Quote Originally Posted by Prisoner 81591518
Here's a relatively optimistic scenario (for me, at least) which I have posited on another thread for the course and outcome of this 4T, where America is concerned:

Suppose history does repeat itself to some degree, in that the next 4T bears at least some resemblance to the 3rd Century Crisis in the Roman Empire? How might that go?

Well, first we would have to go with the scenario that many Bush-haters here are predicting for the next four years - that Bush plunges us into another depression, even worse than that of the 1930s. At the same time, our enemies grow bolder with their attacks on us while our few remaining friends begin to desert us. This leads to the massive Democrat sweeps in 2006 and 2008 which so many here so fervently hope for.

Unfortunately, the new President proves to be no more capable of dealing with the economic mess, which continues to worsen. What he or she does do is to bring all US forces home, and propose their (at least partial) demobilization. This, however, does not regain any favor for us overseas. Rather, it simply turns the universal hatred of America into contempt, while the attacks against our homeland become even bolder and more damaging than ever before. Those few countries who had stuck by us during Bush's second term now turn against us, as war spreads across the Eastern Hemisphere like a plague, with nukes employed in many cases. Meanwhile, a Republican minority in both houses of Congress continuously employs the same obstructionist tactics that many expected from the Congressional Democrats for the remainder of Bush's term, and upheaval spreads across the land. The country is now staring it's seemingly inevitable destruction in the face.

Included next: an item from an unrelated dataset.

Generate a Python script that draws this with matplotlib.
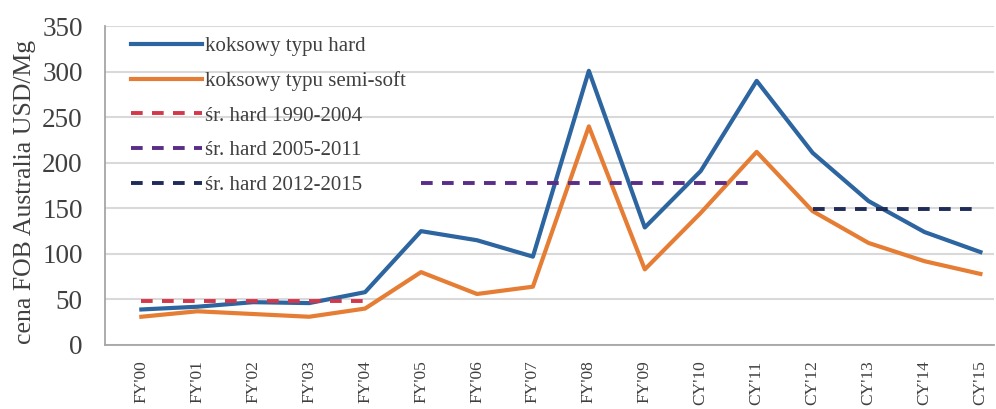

At this point, as far as a critical number of Americans are concerned, both parties have been equally discredited, and many believe that the same sad fate has befallen democracy itself. Thus, when a military coup occurs sometime between 2010 and 2012, while the act is entirely illegal, even treasonous, the resistance to it proves to be far less than would have been anticipated only a few months before it actually happens. This leads to a swift series of revolving door 'Generalissimos'. The (last-wave Boomer) Generalissimo who finally takes charge of the country a couple of years later proves to be the GC so long hoped for, and the Regeneracy finally begins. As he or she takes hold of things, the downward spiral finally slows, and then begins to reverse itself. The American economy staggers back onto it's feet, as the country turns inward, to heal it's wounds of the previous decade. The social cost, in terms of personal freedom, proves to be quite high, but after years of ever-increasing suffering, the American people find themselves surprisingly willing to pay it. Even as the country becomes increasingly authoritarian, the military is also reformed, top to bottom, for homeland and hemispheric defense. (There is no longer any interest in events beyond the Atlantic and Pacific Oceans, except insofar as they endanger the Western Hemisphere.) As this is done, the attacks on American soil become fewer, less bold, and less damaging, until they become a rare occurrence. The contempt is turning once more into fear, though the hatred remains.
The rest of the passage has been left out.